Syria has said all four locations are conventional military sites, the uranium came from missiles Israel used in the bombing and that wider, intrusive IAEA access was unacceptable on national security grounds, noting its state of war with Israel.

 

The issue causing a rare open schism in the IAEA board was a "technical and economic feasibility and site selection" study drafted by the IAEA Secretariat for a nuclear power station in Syria. It would cost $350,000 and run from 2009 to 2011.

 

'No proof at this time of Syrian non-compliance'

This was one of eight technical cooperation (TC) projects in Syria of the sort the IAEA does in many member states seeking to develop peaceful uses of nuclear energy.

 

The seven others had to do with medical or farming uses and faced no objection. More than 600 TC projects in all were up for approval later this week at the governors' year-end meeting.

 

Diplomats said the United States, France and Canada said the mere fact Syria was being probed over proliferation concerns meant that approving the plant study would be inappropriate.

 

In response, IAEA Director Mohamed ElBaradei noted there was no proof at this time of Syrian "non-compliance" with nuclear safeguards commitments and a country being "under investigation" was not legal grounds for denying civilian nuclear aid.

 

The intelligence is unverified and in "Iraq's case such claims were bonkers (mad)", Diplomats there quoted him as saying.

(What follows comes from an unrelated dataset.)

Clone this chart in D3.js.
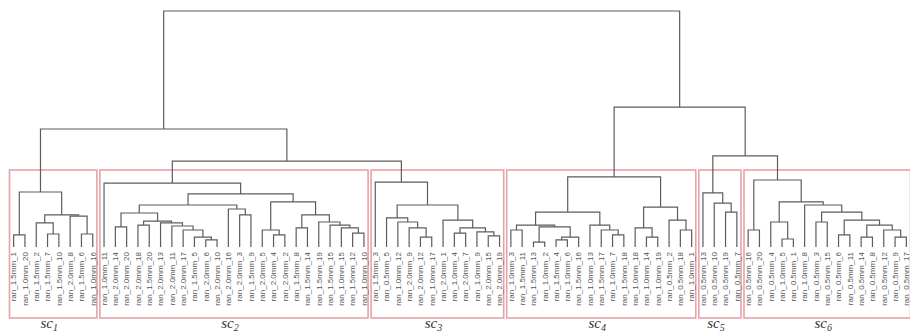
<!DOCTYPE html>
<html>
<head>
<meta charset="utf-8">
<script src="https://cdn.jsdelivr.net/npm/d3@7"></script>
<style>
  body { margin: 0; background: #fff; }
  svg { display: block; }
</style>
</head>
<body>
<svg id="chart"></svg>
<script>
// leaf labels of each sub-cluster, left to right
const sc1Labels = ['ran_1.5mm_1', 'ran_1.0mm_20', 'ran_1.5mm_2', 'ran_1.5mm_7', 'ran_1.5mm_10', 'ran_2.0mm_8', 'ran_1.5mm_6', 'ran_1.0mm_16']
const sc2Labels = ['ran_1.0mm_11', 'ran_2.0mm_14', 'ran_2.0mm_20', 'ran_2.0mm_18', 'ran_1.5mm_20', 'ran_2.0mm_13', 'ran_2.0mm_11', 'ran_2.0mm_17',
    'ran_1.5mm_5', 'ran_2.0mm_6', 'ran_2.0mm_10', 'ran_2.0mm_16', 'ran_2.0mm_3', 'ran_1.5mm_9', 'ran_2.0mm_5', 'ran_2.0mm_4',
    'ran_2.0mm_2', 'ran_1.5mm_8', 'ran_1.5mm_14', 'ran_1.5mm_19', 'ran_1.5mm_15', 'ran_1.0mm_15', 'ran_1.5mm_12', 'ran_1.0mm_10']
const sc3Labels = ['ran_1.5mm_3', 'ran_0.5mm_5', 'ran_1.0mm_12', 'ran_2.0mm_9', 'ran_2.0mm_12', 'ran_1.0mm_17', 'ran_2.0mm_1', 'ran_1.0mm_4',
    'ran_2.0mm_7', 'ran_1.0mm_9', 'ran_2.0mm_15', 'ran_2.0mm_19']
const sc4Labels = ['ran_1.0mm_3', 'ran_1.5mm_11', 'ran_1.5mm_13', 'ran_1.0mm_2', 'ran_1.5mm_4', 'ran_1.0mm_6', 'ran_1.5mm_16', 'ran_1.0mm_13',
    'ran_1.5mm_17', 'ran_1.0mm_7', 'ran_1.5mm_18', 'ran_1.0mm_18', 'ran_1.0mm_14', 'ran_1.0mm_19', 'ran_0.5mm_2', 'ran_0.5mm_18', 'ran_1.0mm_1']
const sc5Labels = ['ran_0.5mm_13', 'ran_0.5mm_10', 'ran_0.5mm_19', 'ran_0.5mm_7']
const sc6Labels = ['ran_0.5mm_16', 'ran_0.5mm_20', 'ran_0.5mm_4', 'ran_1.0mm_5', 'ran_0.5mm_1', 'ran_1.0mm_8', 'ran_0.5mm_3', 'ran_0.5mm_15',
    'ran_0.5mm_6', 'ran_0.5mm_11', 'ran_0.5mm_14', 'ran_0.5mm_8', 'ran_0.5mm_12', 'ran_0.5mm_9', 'ran_0.5mm_17']

// merges inside each sub-cluster: [distance, left, right], a bare integer is a leaf index
const sc1Tree = [2.33, [0.51, 0, 1], [1.36, [1.02, 2, [0.55, 3, 4]], [1.31, 5, [0.55, 6, 7]]]]
const sc2Tree = [2.71, 0, [2.25,
    [1.78,
        [1.44, [0.85, 1, 2], [1.10, [0.93, 3, 4], [1.02, 5, [0.89, 6, [0.72, 7, [0.42, 8, [0.30, 9, 10]]]]]]],
        [1.61, 11, [1.36, 12, 13]]],
    [1.91,
        [0.72, 14, [0.51, 15, 16]],
        [1.36, [0.81, 17, 18], [1.06, 19, [0.93, 20, [0.81, 21, [0.59, 22, 23]]]]]]]]
const sc3Tree = [2.75, 0, [1.78,
    [1.23, 1, [1.06, 2, [0.81, 3, [0.42, 4, 5]]]],
    [1.14, 6, [0.81, [0.59, 7, 8], [0.64, 9, [0.47, 10, 11]]]]]]
const sc4Tree = [2.97,
    [1.48, [0.93, [0.72, 0, 1], [0.85, [0.21, 2, 3], [0.42, [0.30, 4, 5], 6]]], [0.93, 7, [0.72, 8, [0.51, 9, 10]]]],
    [1.69, [0.81, 11, [0.42, 12, 13]], [1.14, 14, [0.72, 15, 16]]]]
const sc5Tree = [2.29, 0, [1.86, 1, [1.48, 2, 3]]]
const sc6Tree = [2.84, [0.72, 0, 1], [1.91,
    [1.06, 2, [0.34, 3, 4]],
    [1.78, 5, [1.48, [1.06, 6, 7], [1.14, [0.51, 8, 9], [0.93, [0.42, 10, 11], [0.72, 12, [0.42, 13, 14]]]]]]]]

// how the sub-clusters join at the top
const topTree = [10.0, [5.0, 'sc1', [3.64, 'sc2', 'sc3']], [5.93, 'sc4', [3.86, 'sc5', 'sc6']]]
const clusterNames = ['sc1', 'sc2', 'sc3', 'sc4', 'sc5', 'sc6']

const clusters = {
    sc1: {labels: sc1Labels, tree: sc1Tree},
    sc2: {labels: sc2Labels, tree: sc2Tree},
    sc3: {labels: sc3Labels, tree: sc3Tree},
    sc4: {labels: sc4Labels, tree: sc4Tree},
    sc5: {labels: sc5Labels, tree: sc5Tree},
    sc6: {labels: sc6Labels, tree: sc6Tree}
}

const width = 910
const height = 336

function buildCluster(node, labels) {
    if (typeof node === 'number') return {name: labels[node], dist: 0}
    return {dist: node[0], children: [buildCluster(node[1], labels), buildCluster(node[2], labels)]}
}

function buildTop(node) {
    if (typeof node === 'string') {
        const c = buildCluster(clusters[node].tree, clusters[node].labels)
        c.cluster = node
        return c
    }
    return {dist: node[0], children: [buildTop(node[1]), buildTop(node[2])]}
}

const root = d3.hierarchy(buildTop(topTree))
const leaves = root.leaves()

const xRange = d3.scalePoint()
    .domain(leaves.map(d => d.data.name))
    .range([8, 912])
    .padding(0.5)
const step = xRange.step()

const yRange = d3.scaleLinear()
    .domain([0, 10])
    .range([247, 11])

// scipy style: a merge sits midway between its two children
root.eachAfter(n => {
    n.x = n.children ? d3.mean(n.children, c => c.x) : xRange(n.data.name)
    n.y = yRange(n.data.dist)
})

const svg = d3.select('#chart')
    .attr('width', width)
    .attr('height', height)

// sub-cluster boxes
const clusterNodes = clusterNames.map(name => root.descendants().find(n => n.data.cluster === name))

svg.append('g')
    .selectAll('rect')
    .data(clusterNodes)
    .join('rect')
    .attr('x', d => xRange(d.leaves()[0].data.name) - step / 2 + 1.5)
    .attr('y', 170)
    .attr('width', d => d.leaves().length * step - 3)
    .attr('height', 148)
    .attr('fill', 'none')
    .attr('stroke', '#e6a3a6')
    .attr('stroke-width', 1.6)

// dendrogram links
svg.append('g')
    .selectAll('path')
    .data(root.descendants().filter(n => n.children))
    .join('path')
    .attr('d', n => {
        const [a, b] = n.children
        return `M${a.x},${a.y}V${n.y}H${b.x}V${b.y}`
    })
    .attr('fill', 'none')
    .attr('stroke', '#5c5c5c')
    .attr('stroke-width', 1.2)

// leaf labels
svg.append('g')
    .selectAll('text')
    .data(leaves)
    .join('text')
    .attr('transform', d => `translate(${d.x},252) rotate(-90)`)
    .attr('dy', '0.35em')
    .attr('text-anchor', 'end')
    .style('font-family', '"Liberation Sans", Arial, sans-serif')
    .style('font-size', '8px')
    .attr('fill', '#555')
    .text(d => d.data.name)

// sub-cluster names
const names = svg.append('g')
    .selectAll('text')
    .data(clusterNodes)
    .join('text')
    .attr('x', d => {
        const l = d.leaves()
        return (xRange(l[0].data.name) + xRange(l[l.length - 1].data.name)) / 2 - 4
    })
    .attr('y', 328)
    .attr('text-anchor', 'middle')
    .style('font-family', '"Liberation Serif", "DejaVu Serif", serif')
    .style('font-style', 'italic')
    .style('font-size', '15px')
    .attr('fill', '#333')
    .text('sc')

names.append('tspan')
    .attr('dy', 3)
    .style('font-size', '10px')
    .text(d => d.data.cluster.slice(2))
</script>
</body>
</html>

US assertions Saddam Hussein had a doomsday weapons program led to the 2003 invasion of Iraq but proved unfounded.

 

Diplomats said ElBaradei suggested the Western stance was interfering with the agency's mandate to work professionally and impartially to foster peaceful nuclear energy for development.

 

The board normally decides issues by consensus, and votes are almost unheard of. The majority of board members are non-Western states but funding for TC projects comes mainly from Western coffers.

 

In 2006, governors decided by consensus to strip Iran of an IAEA safety design study at a heavy-water reactor project over concerns the plant could be secretly used to make plutonium. Iran says it will make radio-isotopes for medical care there.

 

But that decision was legally more clear-cut since Iran was already under UN sanctions over non-compliance with IAEA rules for failing to declare sensitive nuclear activity and denying inspectors full access to verify it was for peaceful purposes.

 

Unlike Syria, Iran has an active nuclear fuel production program. It has defied UN demands to suspend the work or open up to an IAEA inquiry into alleged atomic bomb research.